Some Council Members Slam Blogs

Some Council Members Slam Blogs
Staff editorial

The June 27 issue of Saddleback Valley News gave Mission Viejo council members a chance to vent about city blogs. All five were interviewed by reporter Lindsey Baguio.

Dale Tyler’s blog is in its third year of weekly publication. His team members have stayed the course since his blog’s 2005 inception. Brad Morton in November 2007 revived his Dispatch blog, which he wrote for a while in 2006. Morton is the primary writer on his blog.

Morton requires a name from readers posting comments; Tyler accepts anonymous posts if they pass an editorial review. Tyler began accepting anonymous editorials co-authored by multiple writers and from an insider whose name is well known. Ironically, the person who either wrote or forwarded anonymous material now criticizes the practice. Tyler’s blog rejects pseudonyms, and it verifies identities of contributors. Other blogs, including a county blog, require names but get smoked by publishing comments over phony names.

Did council members tell the truth in SVN interviews published on June 27? For the most part, they did not. Councilman Lance MacLean said he’d never been contacted by a blog. Not true; he’s been contacted numerous times. MacLean in the June 27 article first complains that an activist should have called city hall to ask about easels dumped on a hillside. When Baguio confronts him with a blogger’s account of calling city hall about the easels, MacLean changes the subject to potholes and streetlights. MacLean states that not everything written in a blog “is necessarily true or accurate.” When city officials and council members withhold information or refuse to respond to questions, they shouldn’t expect someone else to write their side of the story.

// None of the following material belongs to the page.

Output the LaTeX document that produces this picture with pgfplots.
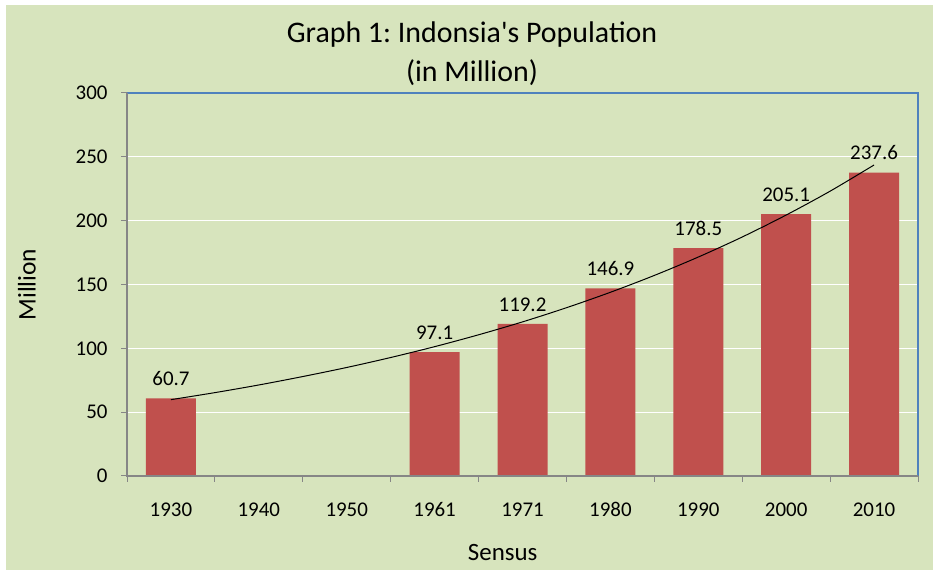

Gail Reavis says she hopes the community doesn’t take blogs seriously, and she contrasts blogs with newspapers. She should note that letters to this blog almost always appear later in SVN. She asks if blogs check sources. Yes, absolutely. She asks if blogs verify that comments are true and accurate. This blog does. Furthermore, Tyler promises he will retract information if someone challenges it and verifies it is untrue. In nearly three years of publication, no one has even presented facts to the contrary of what’s been published.

John Paul Ledesma’s June 27 SVN statements are accurate. He states he’d been contacted by this blog. He adds he’s glad Mission Viejo has “a very active citizenry.”

Trish Kelley complains that one of the blogs publishes “blatant misinformation.” Perhaps revisiting a representative post would explain why she really doesn’t like this blog. Here’s an example: Kelley was campaigning in 2004 at Capo Valley High School against her archrival Gale Reavis. Kelley saw a family approaching the school for a Back To School event. Kelley greeted the family (parents and a child), thinking they had come to help her campaign against Reavis. When Kelley learned they were instead going to help Reavis, she marched into the school and tried to get them kicked off campus. School administrators were summoned to chase the family around, threatening them with arrest. Meanwhile, Kelley and her king of character Bill Klimek continued to distribute flyers opposing Reavis, and such politicking is prohibited on school property. Kelley has never challenged any statement on this blog.

Frank Ury has his own blog, which wasn’t mentioned in the SVN interview. This blog hasn’t contacted him, nor has he contacted this blog. Ury mischaracterizes bloggers as being impossible to satisfy, and he gives a strange example that the city could renovate two parks, leaving bloggers dissatisfied because they wanted three renovated. This blog criticizes Ury for representing special interest (lobbyists and his political friends in other cities) instead of Mission Viejo residents. To his credit, Ury doesn’t claim the blogs have misrepresented what he does.

The story that hasn’t yet been covered in SVN is the attempt by City Manager Dennis Wilberg to control what the newspaper publishes. Wilberg sent a list of his 30 hand-picked shills for Baguio to interview. Instead of relying on people who have the gumption to write a letter to the editor on their own or state an opinion without prompting, Baguio has been directed to go fishing in a vat of Kool-Aid.

The city controls a glut of taxpayer-funded brochures and newsletters but, thanks to the blogs, the truth is still slipping out. What’s next? Some people say the city is in the process of creating its own blog.